Stated task: Copy out all of the data exactly as it appears.

Information shown:
━━━━━━━━━━━━━━━━━━━━

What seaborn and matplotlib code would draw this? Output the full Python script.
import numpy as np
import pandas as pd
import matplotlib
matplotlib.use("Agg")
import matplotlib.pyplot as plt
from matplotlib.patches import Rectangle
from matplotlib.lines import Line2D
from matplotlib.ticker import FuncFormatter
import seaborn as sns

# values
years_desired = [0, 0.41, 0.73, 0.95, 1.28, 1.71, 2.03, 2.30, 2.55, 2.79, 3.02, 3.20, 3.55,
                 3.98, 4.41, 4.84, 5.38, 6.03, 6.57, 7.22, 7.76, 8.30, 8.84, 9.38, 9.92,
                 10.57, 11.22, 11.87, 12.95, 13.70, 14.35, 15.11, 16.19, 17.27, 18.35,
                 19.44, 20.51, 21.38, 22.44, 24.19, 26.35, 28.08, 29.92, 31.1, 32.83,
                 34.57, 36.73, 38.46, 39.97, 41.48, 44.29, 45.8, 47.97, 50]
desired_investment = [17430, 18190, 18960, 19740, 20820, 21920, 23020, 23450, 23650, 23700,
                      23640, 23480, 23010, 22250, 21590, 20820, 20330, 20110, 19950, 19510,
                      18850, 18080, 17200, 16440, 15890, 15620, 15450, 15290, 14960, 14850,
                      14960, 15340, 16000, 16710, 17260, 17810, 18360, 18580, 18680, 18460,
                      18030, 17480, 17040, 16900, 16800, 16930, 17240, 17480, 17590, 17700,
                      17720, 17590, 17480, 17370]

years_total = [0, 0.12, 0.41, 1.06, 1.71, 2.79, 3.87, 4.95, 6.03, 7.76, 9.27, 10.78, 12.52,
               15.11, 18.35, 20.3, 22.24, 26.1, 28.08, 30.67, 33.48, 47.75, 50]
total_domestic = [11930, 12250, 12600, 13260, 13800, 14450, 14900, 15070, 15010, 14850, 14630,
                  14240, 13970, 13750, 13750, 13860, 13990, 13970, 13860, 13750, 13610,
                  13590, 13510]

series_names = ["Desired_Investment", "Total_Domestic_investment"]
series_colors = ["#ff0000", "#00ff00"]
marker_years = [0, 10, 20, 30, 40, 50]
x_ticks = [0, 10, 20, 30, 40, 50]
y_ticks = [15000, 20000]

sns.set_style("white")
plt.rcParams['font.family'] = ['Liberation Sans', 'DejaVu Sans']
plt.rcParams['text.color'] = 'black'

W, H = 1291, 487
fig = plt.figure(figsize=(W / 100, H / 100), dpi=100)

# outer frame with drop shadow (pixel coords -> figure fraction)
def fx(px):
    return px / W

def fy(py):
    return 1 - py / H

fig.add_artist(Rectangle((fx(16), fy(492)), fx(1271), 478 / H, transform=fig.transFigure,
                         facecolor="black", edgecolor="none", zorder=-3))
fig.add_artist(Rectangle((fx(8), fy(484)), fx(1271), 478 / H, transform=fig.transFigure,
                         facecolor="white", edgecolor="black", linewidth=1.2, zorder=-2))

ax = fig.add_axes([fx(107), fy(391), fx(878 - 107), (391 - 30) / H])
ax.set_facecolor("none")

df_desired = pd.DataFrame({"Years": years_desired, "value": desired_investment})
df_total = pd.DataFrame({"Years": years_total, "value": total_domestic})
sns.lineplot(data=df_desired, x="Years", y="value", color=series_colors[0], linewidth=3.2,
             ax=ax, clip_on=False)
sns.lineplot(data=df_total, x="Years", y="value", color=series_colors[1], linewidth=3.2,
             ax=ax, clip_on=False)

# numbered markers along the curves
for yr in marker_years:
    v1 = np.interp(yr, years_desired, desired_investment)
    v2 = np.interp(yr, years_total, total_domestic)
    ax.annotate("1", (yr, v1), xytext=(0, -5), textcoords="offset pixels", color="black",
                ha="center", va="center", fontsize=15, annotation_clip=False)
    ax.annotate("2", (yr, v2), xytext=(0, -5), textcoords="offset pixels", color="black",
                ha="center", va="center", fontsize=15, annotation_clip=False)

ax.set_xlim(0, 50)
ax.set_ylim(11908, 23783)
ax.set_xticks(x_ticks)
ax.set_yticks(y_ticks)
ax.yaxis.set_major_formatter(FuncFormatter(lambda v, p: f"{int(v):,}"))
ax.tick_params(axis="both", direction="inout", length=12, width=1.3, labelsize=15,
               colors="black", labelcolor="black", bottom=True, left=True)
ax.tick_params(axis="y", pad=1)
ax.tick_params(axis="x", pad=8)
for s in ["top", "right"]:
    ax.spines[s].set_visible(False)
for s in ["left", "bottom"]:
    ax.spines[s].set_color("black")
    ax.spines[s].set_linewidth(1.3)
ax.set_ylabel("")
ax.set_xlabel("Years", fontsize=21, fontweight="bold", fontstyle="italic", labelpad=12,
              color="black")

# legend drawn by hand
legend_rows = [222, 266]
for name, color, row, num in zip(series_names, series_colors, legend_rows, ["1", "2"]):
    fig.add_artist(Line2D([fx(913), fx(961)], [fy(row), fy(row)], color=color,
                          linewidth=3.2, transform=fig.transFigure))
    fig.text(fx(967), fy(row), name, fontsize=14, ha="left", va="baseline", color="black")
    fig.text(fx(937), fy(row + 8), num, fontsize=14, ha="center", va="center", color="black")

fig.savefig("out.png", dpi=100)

━━━━━━━━━━━━━━━━━━━━

Answer to the task:
What seaborn and matplotlib code would draw this? Output the full Python script.
import numpy as np
import pandas as pd
import matplotlib
matplotlib.use("Agg")
import matplotlib.pyplot as plt
from matplotlib.patches import Rectangle
from matplotlib.lines import Line2D
from matplotlib.ticker import FuncFormatter
import seaborn as sns

# values
years_desired = [0, 0.41, 0.73, 0.95, 1.28, 1.71, 2.03, 2.30, 2.55, 2.79, 3.02, 3.20, 3.55,
                 3.98, 4.41, 4.84, 5.38, 6.03, 6.57, 7.22, 7.76, 8.30, 8.84, 9.38, 9.92,
                 10.57, 11.22, 11.87, 12.95, 13.70, 14.35, 15.11, 16.19, 17.27, 18.35,
                 19.44, 20.51, 21.38, 22.44, 24.19, 26.35, 28.08, 29.92, 31.1, 32.83,
                 34.57, 36.73, 38.46, 39.97, 41.48, 44.29, 45.8, 47.97, 50]
desired_investment = [17430, 18190, 18960, 19740, 20820, 21920, 23020, 23450, 23650, 23700,
                      23640, 23480, 23010, 22250, 21590, 20820, 20330, 20110, 19950, 19510,
                      18850, 18080, 17200, 16440, 15890, 15620, 15450, 15290, 14960, 14850,
                      14960, 15340, 16000, 16710, 17260, 17810, 18360, 18580, 18680, 18460,
                      18030, 17480, 17040, 16900, 16800, 16930, 17240, 17480, 17590, 17700,
                      17720, 17590, 17480, 17370]

years_total = [0, 0.12, 0.41, 1.06, 1.71, 2.79, 3.87, 4.95, 6.03, 7.76, 9.27, 10.78, 12.52,
               15.11, 18.35, 20.3, 22.24, 26.1, 28.08, 30.67, 33.48, 47.75, 50]
total_domestic = [11930, 12250, 12600, 13260, 13800, 14450, 14900, 15070, 15010, 14850, 14630,
                  14240, 13970, 13750, 13750, 13860, 13990, 13970, 13860, 13750, 13610,
                  13590, 13510]

series_names = ["Desired_Investment", "Total_Domestic_investment"]
series_colors = ["#ff0000", "#00ff00"]
marker_years = [0, 10, 20, 30, 40, 50]
x_ticks = [0, 10, 20, 30, 40, 50]
y_ticks = [15000, 20000]

sns.set_style("white")
plt.rcParams['font.family'] = ['Liberation Sans', 'DejaVu Sans']
plt.rcParams['text.color'] = 'black'

W, H = 1291, 487
fig = plt.figure(figsize=(W / 100, H / 100), dpi=100)

# outer frame with drop shadow (pixel coords -> figure fraction)
def fx(px):
    return px / W

def fy(py):
    return 1 - py / H

fig.add_artist(Rectangle((fx(16), fy(492)), fx(1271), 478 / H, transform=fig.transFigure,
                         facecolor="black", edgecolor="none", zorder=-3))
fig.add_artist(Rectangle((fx(8), fy(484)), fx(1271), 478 / H, transform=fig.transFigure,
                         facecolor="white", edgecolor="black", linewidth=1.2, zorder=-2))

ax = fig.add_axes([fx(107), fy(391), fx(878 - 107), (391 - 30) / H])
ax.set_facecolor("none")

df_desired = pd.DataFrame({"Years": years_desired, "value": desired_investment})
df_total = pd.DataFrame({"Years": years_total, "value": total_domestic})
sns.lineplot(data=df_desired, x="Years", y="value", color=series_colors[0], linewidth=3.2,
             ax=ax, clip_on=False)
sns.lineplot(data=df_total, x="Years", y="value", color=series_colors[1], linewidth=3.2,
             ax=ax, clip_on=False)

# numbered markers along the curves
for yr in marker_years:
    v1 = np.interp(yr, years_desired, desired_investment)
    v2 = np.interp(yr, years_total, total_domestic)
    ax.annotate("1", (yr, v1), xytext=(0, -5), textcoords="offset pixels", color="black",
                ha="center", va="center", fontsize=15, annotation_clip=False)
    ax.annotate("2", (yr, v2), xytext=(0, -5), textcoords="offset pixels", color="black",
                ha="center", va="center", fontsize=15, annotation_clip=False)

ax.set_xlim(0, 50)
ax.set_ylim(11908, 23783)
ax.set_xticks(x_ticks)
ax.set_yticks(y_ticks)
ax.yaxis.set_major_formatter(FuncFormatter(lambda v, p: f"{int(v):,}"))
ax.tick_params(axis="both", direction="inout", length=12, width=1.3, labelsize=15,
               colors="black", labelcolor="black", bottom=True, left=True)
ax.tick_params(axis="y", pad=1)
ax.tick_params(axis="x", pad=8)
for s in ["top", "right"]:
    ax.spines[s].set_visible(False)
for s in ["left", "bottom"]:
    ax.spines[s].set_color("black")
    ax.spines[s].set_linewidth(1.3)
ax.set_ylabel("")
ax.set_xlabel("Years", fontsize=21, fontweight="bold", fontstyle="italic", labelpad=12,
              color="black")

# legend drawn by hand
legend_rows = [222, 266]
for name, color, row, num in zip(series_names, series_colors, legend_rows, ["1", "2"]):
    fig.add_artist(Line2D([fx(913), fx(961)], [fy(row), fy(row)], color=color,
                          linewidth=3.2, transform=fig.transFigure))
    fig.text(fx(967), fy(row), name, fontsize=14, ha="left", va="baseline", color="black")
    fig.text(fx(937), fy(row + 8), num, fontsize=14, ha="center", va="center", color="black")

fig.savefig("out.png", dpi=100)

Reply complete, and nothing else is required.